Please let me know if you give this recipe a try! You can comment below or find me on Instagram @clarecooksvegan.
Ultimate Vegan and Gluten-free Chocolate Cake with Whipped Ganache Icing
A deliciously light and moist chocolate cake, and perfectly paired with a luxurious, whipped chocolate ganache icing. You'd never guess it's vegan and gluten-free!
For a layer cake, increase the quantity of ingredients by 50% and use two 20cm round baking tins.
For the chocolate cake:
- 200ml non-dairy milk (I like oat or soya)
- 1 tbsp cider vinegar
- 90g gluten-free flour
- 45g cocoa powder
- ¾ tsp bicarbonate of soda (baking soda)
- 1½ tsp baking powder
- ¼ tsp xantham gum
- 90g ground almonds*
- ¼ tsp salt
- 90ml light oil (e.g. vegetable, sunflower, light olive)
- 150g caster sugar
- 2 tsp vanilla extract
- 100ml hot strong coffee**
For the whipped ganache icing:
- 200g vegan dark chocolate (somewhere between 50-60% cocoa solids***)
- 120ml full-fat coconut milk
- pinch of salt (optional)
- Pre-heat the oven to 170C fan. Grease a 20cm square (or equivalent size) baking tin and line the base with grease-proof paper.
- In a large measuring jug, measure 200ml non-dairy milk and stir in 1 tbsp vinegar. Set aside for the milk to curdle.
- In a large mixing bowl, sieve 90g gluten-free flour, 45g cocoa powder, ¾ tsp bicarb, 1½ tsp baking powder and ¼ tsp xantham gum. Add 90g ground almonds and ¼ tsp salt, and whisk everything together.
- To the milk mixture, add 90ml oil, 150g caster sugar, and 2 tsp vanilla extract, and stir to combine.
- Brew the coffee. You can use instant, decaf, coffee replacer, filter etc. but you want it to be roughly double the usual strength and piping hot.
- Working quickly, whisk the milk mixture into the dry ingredients until there are no raw lumps of flour, then pour in 100ml of hot coffee. Whisk vigorously until you have a smooth, loose batter. Pour into the baking tin, and bake for 35–40 minutes, until the cake has shrunk away from the sides of the tin a skewer comes out clean.
- While the cake is baking, make a start on the ganache. Very finely chop 200g dark chocolate (or a mixture of dark and white – see notes) and place in a heat-proof bowl. Put 120ml coconut milk in a small saucepan over a medium-high heat, until it’s steaming hot but just shy of boiling. Pour the milk over the chopped chocolate and let sit for 5 minutes, then stir vigorously until you have a smooth, glossy mixture. Stir in a pinch of salt if you like, then refrigerate until completely set.

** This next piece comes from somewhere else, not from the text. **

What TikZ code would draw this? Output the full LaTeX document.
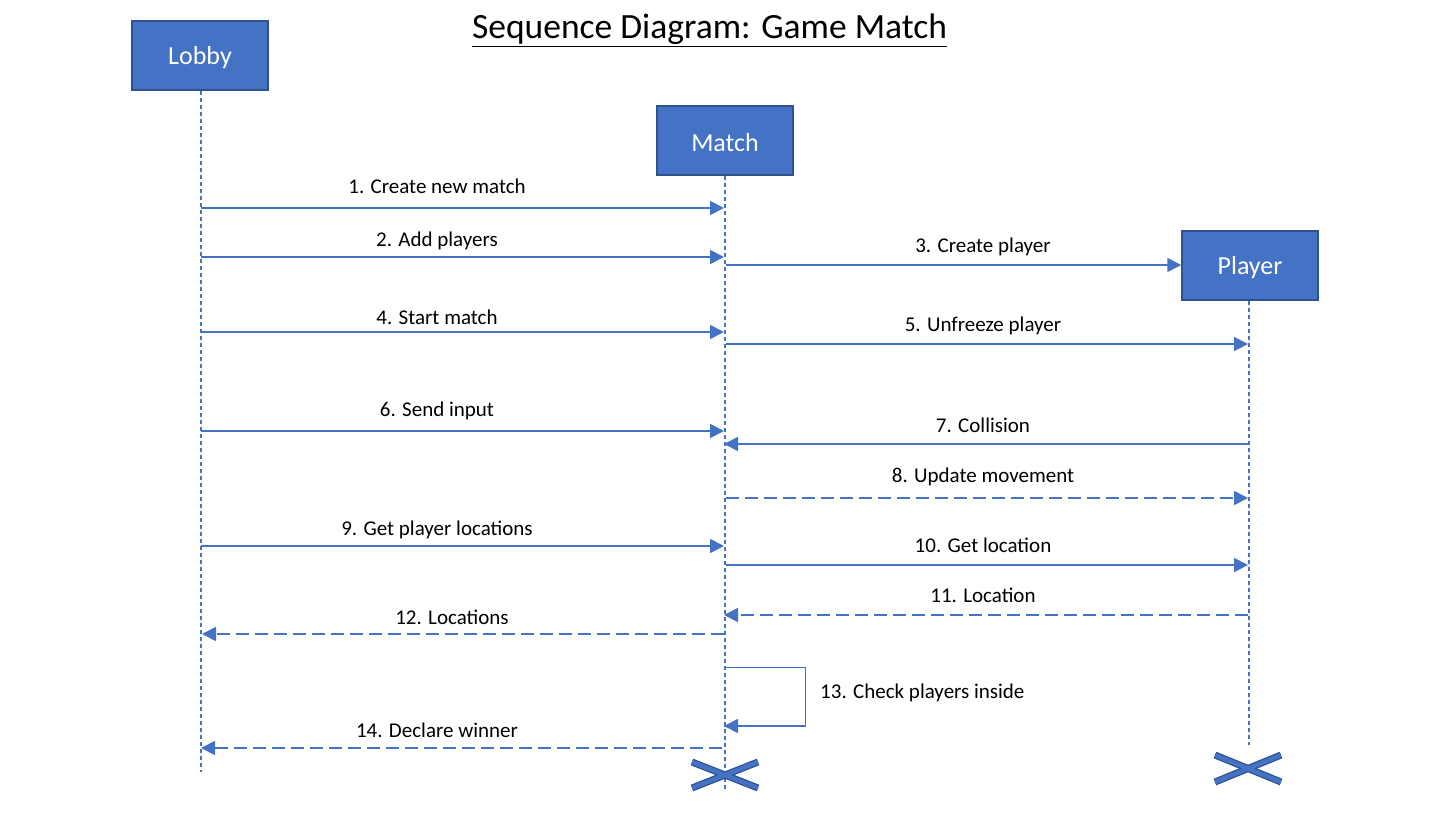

- Once baked, leave the cake in the tin for 10 minutes, then carefully turn out onto a wire rack to cool completely (it will be quite delicate especially before it’s cool). Once it has completely cooled, remove the set ganache from the fridge and use a hand whisk to break it up and whip it (for about 30 seconds to a minute). It won’t dramatically increase in volume but should become aerated and turn a little paler, and be just about spreadable. Tip all of the ganache on top of the cake, and gently spread to the corners until you have an even layer of icing.
- Slice into 12 pieces (or a number of your choosing) and serve immediately, or keep in an sealed container in the fridge for up to 3 days.
*For a nut-free option, try replacing the ground almonds with 90g of oats (gf if necessary), ground to a flour-like texture.
**You can use regular coffee, decaf, instant, or a coffee replacer, but you want it to be about twice normal strength e.g. if you’d usually use a teaspoon of instant in a mug, use two, or half the amount of water.
***Dark chocolate with a lower cocoa percentage will mean a sweeter ganache. Often we only have 70% dark chocolate or higher in the house, so I mix in some vegan white chocolate to sweeten the ganache and increase the fat content. For this ganache I would use 150g 70% dark and 50g vegan white chocolate. The method is exactly the same.